Chairman dan Presiden Asosiasi Perencana Keuangan (International Association of Register Financial Consultant/IARFC) Indonesia Aidil Akbar Madjid menyampaikan, perencana keuangan independen dan firma perencana keuangan tidak terikat atau terafiliasi dengan institusi atau produk keuangan mana pun.
Jika melihat dari sudut pandang praktisi, lanjutnya, perencanaan keuangan merupakan proses koordinasi dalam bekerja bersama dengan klien untuk menentukan dan mencapai tujuan-tujuan hidup spesifik klien.
”Perencana keuangan tidak dalam kapasitas untuk mengelola uang klien ataupun melakukan transaksi jual-beli portofolio, apalagi melakukannya dengan kuasa penuh meskipun telah diberi kuasa oleh nasabah,” ujar Aidil.
Untuk dapat mengelola uang nasabah dan transaksi jual-beli, dibutuhkan lisensi khusus, yaitu wakil manajer investasi dan wakil perantara pedagang efek yang bekerja di perusahaan efek. Pemilik dua lisensi itu tidak bisa mendaku diri sebagai independen.
Siap merugi
Di luar kasus Jouska, investasi diperlukan sebagai bagian dari perencanaan keuangan untuk mencapai tujuan finansial di masa depan. Namun, terkadang orang lupa bahwa setiap jenis investasi memiliki risikonya masing-masing, mulai dari risiko rendah hingga risiko tinggi.

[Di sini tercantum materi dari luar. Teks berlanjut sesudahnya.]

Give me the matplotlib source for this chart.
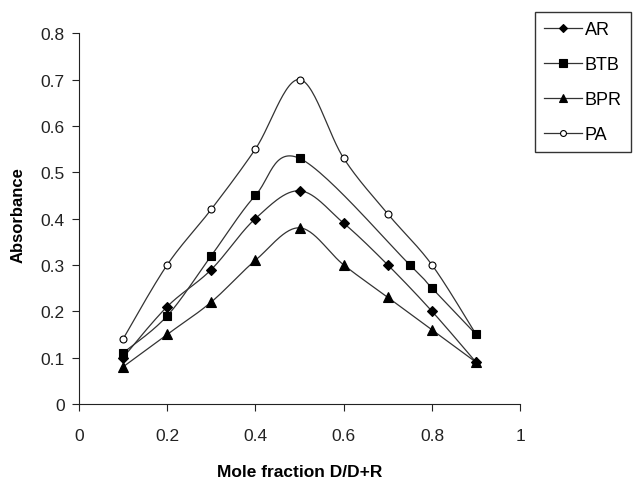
import numpy as np
import matplotlib
matplotlib.use("Agg")
import matplotlib.pyplot as plt
from matplotlib.lines import Line2D

plt.rcParams['font.family'] = ['Liberation Sans', 'DejaVu Sans']

# data
x_main = [0.1, 0.2, 0.3, 0.4, 0.5, 0.6, 0.7, 0.8, 0.9]
ar = [0.10, 0.21, 0.29, 0.40, 0.46, 0.39, 0.30, 0.20, 0.09]
bpr = [0.08, 0.15, 0.22, 0.31, 0.38, 0.30, 0.23, 0.16, 0.09]
pa = [0.14, 0.30, 0.42, 0.55, 0.70, 0.53, 0.41, 0.30, 0.15]
x_btb = [0.1, 0.2, 0.3, 0.4, 0.5, 0.75, 0.8, 0.9]
btb = [0.11, 0.19, 0.32, 0.45, 0.53, 0.30, 0.25, 0.15]

# name, x, y, marker, face colour, size, zorder
series = [
    ("AR", x_main, ar, "D", "black", 5, 4),
    ("BTB", x_btb, btb, "s", "black", 6.2, 5),
    ("BPR", x_main, bpr, "^", "black", 6.5, 4),
    ("PA", x_main, pa, "o", "white", 5, 3),
]


def smooth(xs, ys, n=30):
    # Excel-style smoothed line (cubic Bezier, 1/6 tangents)
    p = np.column_stack([xs, ys])
    pts = np.vstack([p[0], p, p[-1]])
    out = []
    for i in range(1, len(pts) - 2):
        p0, p1, p2, p3 = pts[i - 1], pts[i], pts[i + 1], pts[i + 2]
        c1 = p1 + (p2 - p0) / 6
        c2 = p2 - (p3 - p1) / 6
        t = np.linspace(0, 1, n)[:, None]
        seg = ((1 - t) ** 3) * p1 + 3 * ((1 - t) ** 2) * t * c1 + 3 * (1 - t) * t ** 2 * c2 + t ** 3 * p2
        out.append(seg if i == 1 else seg[1:])
    c = np.vstack(out)
    return c[:, 0], c[:, 1]


fig = plt.figure(figsize=(6.36, 4.81), dpi=100)
ax = fig.add_axes([0.124, 0.158, 0.694, 0.771])

handles = []
for name, xs, ys, m, fc, ms, z in series:
    sx, sy = smooth(xs, ys)
    ax.plot(sx, sy, color="#333333", lw=0.9, zorder=2)
    ax.plot(xs, ys, ls="none", marker=m, ms=ms, mfc=fc, mec="black", mew=0.8, zorder=z)
    handles.append(Line2D([], [], color="#333333", lw=0.9, marker=m,
                          ms=ms * 0.85, mfc=fc, mec="black", mew=0.8, label=name))

ax.set_xlim(0, 1)
ax.set_ylim(0, 0.8)
ax.set_xticks(np.arange(0, 1.01, 0.2))
ax.set_xticklabels(["0", "0.2", "0.4", "0.6", "0.8", "1"])
ax.set_yticks(np.arange(0, 0.81, 0.1))
ax.set_yticklabels(["0", "0.1", "0.2", "0.3", "0.4", "0.5", "0.6", "0.7", "0.8"])
ax.spines["top"].set_visible(False)
ax.spines["right"].set_visible(False)
ax.spines["left"].set_color("#222222")
ax.spines["bottom"].set_color("#222222")
ax.tick_params(direction="out", length=5, width=0.8, labelsize=12.5, colors="#222222")
ax.tick_params(axis="x", pad=12)
ax.tick_params(axis="y", pad=5)
ax.set_xlabel("Mole fraction D/D+R", fontsize=12.5, fontweight="bold")
ax.xaxis.set_label_coords(0.5, -0.162)
ax.set_ylabel("Absorbance", fontsize=12, fontweight="bold")
ax.yaxis.set_label_coords(-0.12, 0.512)

fig.legend(handles=handles, loc="upper left", bbox_to_anchor=(0.841, 0.973),
           frameon=True, fancybox=False, edgecolor="black", fontsize=13,
           handlelength=2.1, handletextpad=0.15, labelspacing=1.0, borderpad=0.5,
           borderaxespad=0)

fig.savefig("out.png", dpi=100)
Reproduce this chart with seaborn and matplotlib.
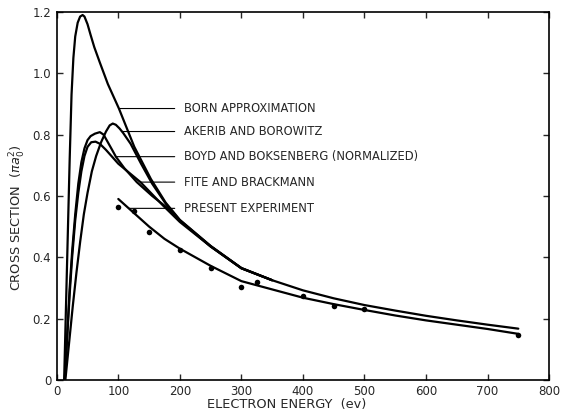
import numpy as np
import pandas as pd
import seaborn as sns
import matplotlib
matplotlib.use("Agg")
import matplotlib.pyplot as plt

# curves (energy in eV, cross section in pi*a0^2)
born_x = [12, 15, 18, 21, 24, 27, 30, 34, 38, 42, 45, 50, 55, 61, 70, 83, 101, 126, 153, 177,
          200, 250, 300, 350, 400, 450, 500, 550, 600, 650, 700, 750]
born_y = [0, 0.24, 0.48, 0.72, 0.93, 1.05, 1.12, 1.165, 1.185, 1.19, 1.185, 1.16, 1.125, 1.085,
          1.035, 0.965, 0.885, 0.76, 0.655, 0.578, 0.522, 0.437, 0.365, 0.325, 0.292, 0.266,
          0.244, 0.226, 0.209, 0.194, 0.180, 0.167]

akerib_x = [14, 20, 26, 32, 38, 44, 50, 57, 64, 72, 80, 86, 91, 96, 102, 108, 120, 137, 155,
            177, 200, 250, 300, 350]
akerib_y = [0, 0.12, 0.24, 0.35, 0.45, 0.54, 0.61, 0.68, 0.73, 0.775, 0.81, 0.83, 0.836, 0.832,
            0.82, 0.805, 0.77, 0.705, 0.64, 0.575, 0.52, 0.436, 0.364, 0.325]

boyd_x = [13, 17, 21, 25, 30, 35, 40, 45, 50, 55, 62, 70, 76, 83, 90, 96, 110, 130, 155, 177,
          200, 250, 300, 350]
boyd_y = [0, 0.15, 0.30, 0.42, 0.54, 0.64, 0.71, 0.755, 0.782, 0.795, 0.803, 0.808, 0.80, 0.775,
          0.75, 0.728, 0.69, 0.645, 0.60, 0.565, 0.52, 0.435, 0.364, 0.325]

fite_x = [13, 17, 21, 25, 30, 35, 40, 45, 50, 56, 63, 70, 80, 100, 136, 172, 200, 250, 300, 350]
fite_y = [0, 0.14, 0.28, 0.40, 0.52, 0.61, 0.68, 0.73, 0.76, 0.775, 0.777, 0.77, 0.75, 0.705,
          0.645, 0.57, 0.515, 0.435, 0.364, 0.325]

present_x = [100, 125, 150, 175, 200, 250, 300, 350, 400, 450, 500, 550, 600, 650, 700, 750]
present_y = [0.59, 0.545, 0.50, 0.46, 0.428, 0.372, 0.322, 0.295, 0.268, 0.247, 0.228, 0.21,
             0.194, 0.18, 0.166, 0.15]

points_x = [100, 125, 150, 200, 250, 300, 325, 400, 450, 500, 750]
points_y = [0.565, 0.552, 0.482, 0.425, 0.366, 0.303, 0.32, 0.272, 0.24, 0.232, 0.146]

labels = ["BORN APPROXIMATION", "AKERIB AND BOROWITZ", "BOYD AND BOKSENBERG (NORMALIZED)",
          "FITE AND BRACKMANN", "PRESENT EXPERIMENT"]
pointer_at = [101, 106, 96, 136, 117]   # energy where each label's leader touches its curve

x_ticks = [0, 100, 200, 300, 400, 500, 600, 700, 800]
y_ticks = [0, 0.2, 0.4, 0.6, 0.8, 1.0, 1.2]
y_tick_labels = ["0", "0.2", "0.4", "0.6", "0.8", "1.0", "1.2"]

sns.set_style("ticks")
plt.rcParams["font.family"] = ["DejaVu Sans"]

fig = plt.figure(figsize=(5.62, 4.12), dpi=100)
ax = fig.add_axes([0.101, 0.078, 0.876, 0.893])

curves = [(born_x, born_y), (akerib_x, akerib_y), (boyd_x, boyd_y), (fite_x, fite_y),
          (present_x, present_y)]
for cx, cy in curves:
    sns.lineplot(x=cx, y=cy, ax=ax, color="black", lw=1.6, sort=False, estimator=None)

sns.scatterplot(x=points_x, y=points_y, ax=ax, color="black", s=16, edgecolor="black",
                linewidth=0, zorder=5)

for (cx, cy), lab, px in zip(curves, labels, pointer_at):
    py = float(np.interp(px, cx, cy))
    ax.annotate(lab, xy=(px, py), xytext=(206, py), va="center", ha="left", fontsize=8.3,
                arrowprops=dict(arrowstyle="-", lw=0.8, color="black", shrinkA=4, shrinkB=0))

ax.set_xlim(0, 800)
ax.set_ylim(0, 1.2)
ax.set_xticks(x_ticks)
ax.set_yticks(y_ticks)
ax.set_yticklabels(y_tick_labels)
ax.tick_params(direction="in", top=True, right=True, length=4, width=1, labelsize=8.5, pad=4)
for s in ax.spines.values():
    s.set_linewidth(1.2)
    s.set_color("black")

ax.set_xlabel("ELECTRON ENERGY  (ev)", fontsize=9.3)
ax.set_ylabel(r"CROSS SECTION  ($\pi a_0^2$)", fontsize=9.3)
ax.xaxis.set_label_coords(0.467, -0.048)
ax.yaxis.set_label_coords(-0.058, 0.44)

fig.savefig("out.png", dpi=100)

Menurut Wawan, instrumen saham merupakan salah satu instrumen investasi yang berisiko karena volatilitas harga saham per lembar yang bisa berubah setiap waktu. Pergerakan saham ditentukan oleh berbagai faktor, mulai dari faktor global seperti ada pandemi saat ini hingga sekadar rumor di sebuah perusahaan.
”Jadi, secara risiko, investasi saham itu risiko cukup tinggi, karena namanya perusahaan, sejelek-jeleknya bangkrut hingga sahamnya tidak lagi tercatat di papan bursa,” ucapnya.
Wawan pun merekomendasikan saham-saham dari perusahaan yang diproyeksi kinerjanya masih akan stabil dalam jangka panjang alih-alih tergiur pada saham-saham yang harganya melonjak tajam dalam sekejap. Bagaimanapun, instrumen saham dari perusahaan blue chip masih menjadi pilihan tepat untuk investasi jangka panjang, sama seperti investasi emas.
Perencana keuangan dari ZAP Finance, Prita Hapsari Ghozie, menilai, secara umum masyarakat khawatir apabila investasi yang mereka miliki mengalami risiko fluktuasi jangka pendek sehingga secara psikologis nilai aset akan terlihat anjlok.
Padahal, lanjut Prita, statistik membuktikan bawa untuk sejumlah instrumen investasi tertentu, seperti saham berfundamental baik, meskipun mengalami penurunan dalam jangka pendek, hasil investasi tetap akan positif dalam jangka panjang.
Secara umum, masyarakat khawatir apabila investasi yang mereka miliki mengalami risiko fluktuasi jangka pendek.
”Risiko berikutnya yang dikhawatirkan masyarkat adalah risiko gagal bayar atas modal awal investasi. Contohnya, berinvestasi dalam bentuk modal usaha, kemudian tak sepeser pun modal awal dapat kembali,” lanjutnya.
Menurut Prita, apabila profil risiko seorang investor tergolong konservatif hingga moderat, kemungkinan besar mereka tidak akan terlalu sanggup menghadapi kedua risiko tersebut. ”Tipe investor konservatif akan lebih cocok dengan produk investasi minim risiko, seperti deposito perbankan atau SBN (Surat Berharga Negara) Ritel,” ujarnya.
Sebelumnya, Pendiri sekaligus CEO Jouska Aakar Abyasa Fidzuno menyatakan, pihaknya bekerja di ranah edukasi dan memberi saran kepada klien untuk berinvestasi. Sebelum memberi saran investasi, pihak Jouska memastikan untuk menjelaskan setiap risiko investasi yang mungkin akan terjadi kepada klien sesuai prosedur kerja perencana keuangan.
Dia membantah informasi yang mengatakan bahwa akun investasi para klien dipegang olehnya untuk mentransaksikan sendiri rekening nasabah tanpa ada persetujuan terlebih dahulu. ”Kami tidak memiliki kapasitas dan wewenang untuk mentransaksikan rekening nasabah karena lingkup kerja Jouska hanya sebatas pemberi nasihat perencanaan keuangan,” ujarnya.